The existing line, constructed in the 1960s, has been a source of spills in the past, and the company has voluntarily dialled back capacity to address mounting maintenance issues while it pushes ahead with a replacement.
“We’re pleased by the federal government’s decision to approve the Line 3 replacement program, an essential maintenance project that will ensure the safe and reliable delivery of Canada’s energy resources to market,” Enbridge said in a statement. “We have strong support for the project from our communities along the route, including Indigenous communities.”
Kinder Morgan Canada president and CEO Ian Anderson called the federal government approval a landmark decision.
“This is a defining moment for our Project and Canada’s energy industry,” said Anderson in a written statement. “This decision follows many years of engagement and the presentation of the very best scientific, technical and economic information. We are excited to move forward and get this Project built, for the benefit of our customers, communities and all Canadians.”

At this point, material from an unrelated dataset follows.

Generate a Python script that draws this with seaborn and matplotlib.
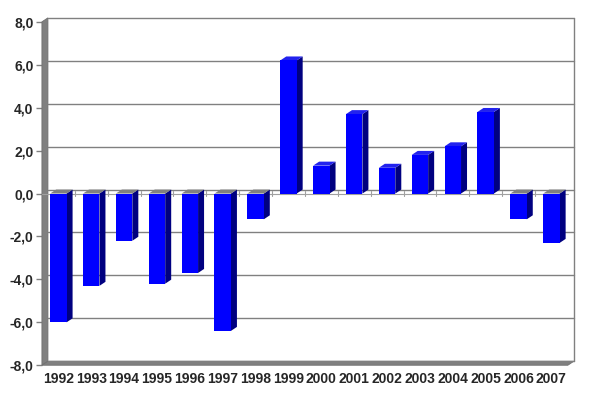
import numpy as np
import pandas as pd
import seaborn as sns
import matplotlib
matplotlib.use("Agg")
import matplotlib.pyplot as plt
from matplotlib.patches import Polygon

years = [str(y) for y in range(1992, 2008)]
values = [-6.0, -4.3, -2.2, -4.2, -3.7, -6.4, -1.2, 6.2, 1.3, 3.7, 1.2, 1.8, 2.2, 3.8, -1.2, -2.3]
yticks = [-8, -6, -4, -2, 0, 2, 4, 6, 8]
ytick_labels = ["-8,0", "-6,0", "-4,0", "-2,0", "0,0", "2,0", "4,0", "6,0", "8,0"]

sns.set_style("white")
plt.rcParams["font.family"] = ["Liberation Sans", "DejaVu Sans"]

W, H, DPI = 5.99, 3.97, 100
fig = plt.figure(figsize=(W, H), dpi=DPI)
ax = fig.add_axes([0.070, 0.080, 0.878, 0.865])
df = pd.DataFrame({"year": years, "value": values})
sns.barplot(data=df, x="year", y="value", color="#0000FF", width=0.5,
            saturation=1, ax=ax, edgecolor="none", zorder=5)
xmin, xmax, ymin, ymax = -0.5, len(years) - 0.5, -8, 8
ax.set_xlim(xmin, xmax)
ax.set_ylim(ymin, ymax)
for s in ax.spines.values():
    s.set_visible(False)

# depth offsets in data units (6 px right, 4 px up)
axw = 0.878 * W * DPI
axh = 0.865 * H * DPI
dx = 6 * (xmax - xmin) / axw
dy = 4 * (ymax - ymin) / axh

gray = "#808080"
# left wall
ax.add_patch(Polygon([(xmin, ymin), (xmin, ymax), (xmin + dx, ymax + dy), (xmin + dx, ymin + dy)],
                     closed=True, facecolor=gray, edgecolor="#707070", lw=0.6, clip_on=False, zorder=1))
# floor
ax.add_patch(Polygon([(xmin, ymin), (xmax, ymin), (xmax + dx, ymin + dy), (xmin + dx, ymin + dy)],
                     closed=True, facecolor=gray, edgecolor="#707070", lw=0.6, clip_on=False, zorder=1))
# back wall gridlines and border
for t in yticks:
    ax.plot([xmin + dx, xmax + dx], [t + dy, t + dy], color=gray, lw=1.0, clip_on=False, zorder=2)
ax.plot([xmax + dx, xmax + dx], [ymin + dy, ymax + dy], color=gray, lw=1.0, clip_on=False, zorder=2)

# zero plane line with category ticks
ax.plot([xmin, xmax], [0, 0], color="#a0a0a0", lw=0.8, zorder=3, clip_on=False)
for b in np.arange(xmin + 1, xmax, 1.0):
    ax.plot([b, b], [-0.1, 0.1], color="#a0a0a0", lw=0.8, zorder=3)

# 3D faces of bars
for p in ax.patches:
    if not hasattr(p, "get_width") or p.get_facecolor()[2] < 0.9 or p.get_zorder() != 5:
        continue
    x0 = p.get_x()
    x1 = x0 + p.get_width()
    y0 = min(p.get_y(), p.get_y() + p.get_height())
    y1 = max(p.get_y(), p.get_y() + p.get_height())
    ax.add_patch(Polygon([(x1, y0), (x1, y1), (x1 + dx, y1 + dy), (x1 + dx, y0 + dy)],
                         closed=True, facecolor="#000080", edgecolor="none", zorder=4, clip_on=False))
    topc = "#2222EE" if y1 > 0 else gray
    ax.add_patch(Polygon([(x0, y1), (x1, y1), (x1 + dx, y1 + dy), (x0 + dx, y1 + dy)],
                         closed=True, facecolor=topc, edgecolor="none", zorder=4, clip_on=False))

ax.set_yticks(yticks)
ax.set_yticklabels(ytick_labels, fontsize=10, fontweight="bold")
ax.tick_params(axis="y", length=4, width=1, color=gray, pad=2, left=True)
ax.set_xticks(range(len(years)))
ax.set_xticklabels(years, fontsize=10, fontweight="bold")
ax.tick_params(axis="x", length=0, pad=5)
ax.set_xlabel("")
ax.set_ylabel("")
ax.set_facecolor("white")
ax.grid(False)

fig.savefig("out.png", dpi=DPI, facecolor="white")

Under the 157 conditions, for the first time, the NEB is requiring the company to provide a plan, to be filed four months after the project’s start up, for offsetting all of the greenhouse gases generated from the construction of the pipeline.
Enhanced tug escorts of oil tankers through Burrard Inlet and enhanced oil spill response are also conditions of approval.
Kinder Morgan has said it will spend $150 million to beef up response from the industry-funded Western Canada Marine Response Corp. that will help build new bases, boats and add 115 staff.
There are also numerous requirements to file protection plans for marine mammals, caribou and grizzly, as well as for old-growth forest and wetlands.
Kinder Morgan must also provide updates to the regulator on its work with First Nations, including their participation in construction monitoring.
The company must also file updated risk-analysis of the expanded tanker farm at Burnaby and spell out how it will detect leaks.
Also, at least three months before construction Kinder Morgan must have signed agreements with companies for at least 60 per cent of the pipeline’s capacity.
Kinder Morgan continues to say it plans to begin construction in September 2017 with a completion date slated for late 2019.
Before then, the company says it needs complete a final cost estimate review with shippers, get a final investment decision from the board of directors of Houston, Texas-based Kinder Morgan and obtain permits.
NDP leader Tom Mulcair says Trudeau broke the trust of many Canadians.
“Many in B.C. and across the country voted Liberal because they were led to believe that this pipeline would not go forward under a Liberal government. It’s clear today that they were misled,” said Mulcair.